In other words, I need backward references from the bibliography to the body text, not forward references from the text to the bib.
From what I can tell this requirement is outside of the basic scenario that you designed for so I guess I will have to handle it some other way.
If I have misconstrued the citation capabilities, please let me know.
On 10/18/20 7:59 PM, essin wrote:
> I don't think the citation feature is going to work for me. I need the
> references to appear in the output exactly the order that they appear in
> the .md file - and - I need the tags on the references such as  to
> appear in the text at the point where the citation is made.
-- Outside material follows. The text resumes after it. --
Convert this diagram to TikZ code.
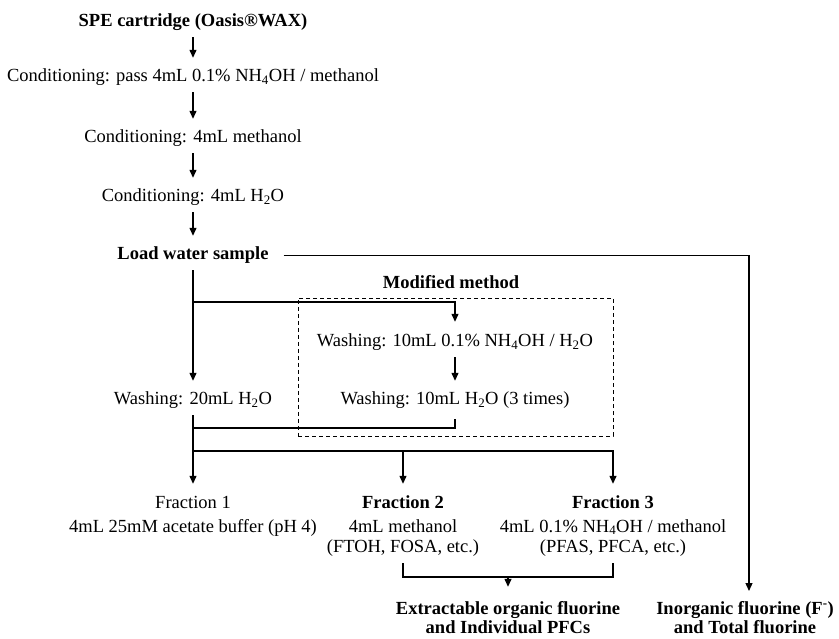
\documentclass[tikz,border=0pt]{standalone}
\usepackage{fontspec}
\setmainfont{Liberation Serif}
\usetikzlibrary{arrows.meta}
\begin{document}
\begin{tikzpicture}[x=1pt,y=-1pt]
\tikzset{
 txt/.style={font=\fontsize{18.5}{20}\selectfont, inner sep=0pt, anchor=base},
 one/.style={txt, text height=13pt, text depth=4pt},
 ln/.style={line width=1.3pt},
 arr/.style={ln, -{Triangle[length=8pt,width=7pt]}},
 vv/.style={arr, shorten <=6pt, shorten >=11pt},
 modbox/.style={draw, dashed, line width=0.9pt, dash pattern=on 4pt off 3pt, inner sep=0pt},
}
\useasboundingbox (0,0) rectangle (839,639);

% left column
\node[one, font=\fontsize{18.5}{20}\selectfont\bfseries] (spe) at (193,27) {SPE cartridge (Oasis®WAX)};
\node[one] (c1) at (193,82) {Conditioning: pass 4mL 0.1\% NH\textsubscript{4}OH / methanol};
\node[one] (c2) at (193,143) {Conditioning: 4mL methanol};
\node[one] (c3) at (193,202) {Conditioning: 4mL H\textsubscript{2}O};
\node[one, font=\fontsize{18.5}{20}\selectfont\bfseries] (load) at (193,260) {Load water sample};
\node[one] (w20) at (193,405) {Washing: 20mL H\textsubscript{2}O};

% modified method
\node[modbox, minimum width=315pt, minimum height=138pt] (box) at (455.5,367) {};
\node[one, font=\fontsize{18.5}{20}\selectfont\bfseries] (modlbl) at (451,289) {Modified method};
\node[one] (wash1) at (455,347) {Washing: 10mL 0.1\% NH\textsubscript{4}OH / H\textsubscript{2}O};
\node[one] (wash2) at (455,405) {Washing: 10mL H\textsubscript{2}O (3 times)};

% fractions
\node[txt] (f1) at (193,508) {\begin{tabular}[t]{@{}c@{}}Fraction 1\\[4pt] 4mL 25mM acetate buffer (pH 4)\end{tabular}};
\node[txt] (f2) at (403,508) {\begin{tabular}[t]{@{}c@{}}\textbf{Fraction 2}\\[4pt] 4mL methanol\\ (FTOH, FOSA, etc.)\end{tabular}};
\node[txt] (f3) at (613,508) {\begin{tabular}[t]{@{}c@{}}\textbf{Fraction 3}\\[4pt] 4mL 0.1\% NH\textsubscript{4}OH / methanol\\ (PFAS, PFCA, etc.)\end{tabular}};
\node[txt, font=\fontsize{18.5}{20}\selectfont\bfseries] (extr) at (508,614) {\begin{tabular}[t]{@{}c@{}}Extractable organic fluorine\\[-1pt] and Individual PFCs\end{tabular}};
\node[txt, font=\fontsize{18.5}{20}\selectfont\bfseries] (inorg) at (745,614) {\begin{tabular}[t]{@{}c@{}}Inorganic fluorine (F\textsuperscript{-})\\[-1pt] and Total fluorine\end{tabular}};

% junctions
\coordinate (j1) at (193,302);
\coordinate (j2) at (193,428);
\coordinate (j3) at (193,451);
\coordinate (bm) at (508,577);
\coordinate (itip) at (749,591);

% connectors
\draw[vv] (spe) -- (c1);
\draw[vv] (c1) -- (c2);
\draw[vv] (c2) -- (c3);
\draw[vv] (c3) -- (load);
\draw[vv] (load) -- (w20);
\draw[arr, shorten >=12pt] (j1) -| (wash1);
\draw[vv] (wash1) -- (wash2);
\draw[ln, shorten <=10pt] (wash2) |- (j2);
\draw[arr, shorten <=6pt, shorten >=10pt] (w20) -- (f1);
\draw[arr, shorten >=10pt] (j3) -| (f2);
\draw[arr, shorten >=10pt] (j3) -| (f3);
\draw[ln, shorten <=5pt, shorten >=5pt] (f2) |- (bm) -| (f3);
\draw[arr, shorten >=13pt] (bm) -- (extr);
\draw[arr, shorten <=15pt] (load.east) -| (itip);
\end{tikzpicture}
\end{document}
Having them
> all renumbered and included in the reverences section in their order of
> appearance in the text will not work.
> In other words, I need backward references from the bibliography to the
> body text, not forward references from the text to the bib.
> From what I can tell this requirement is outside of the basic scenario
> that you designed for so I guess I will have to handle it some other way.
> If I have misconstrued the citation capabilities, please let me know.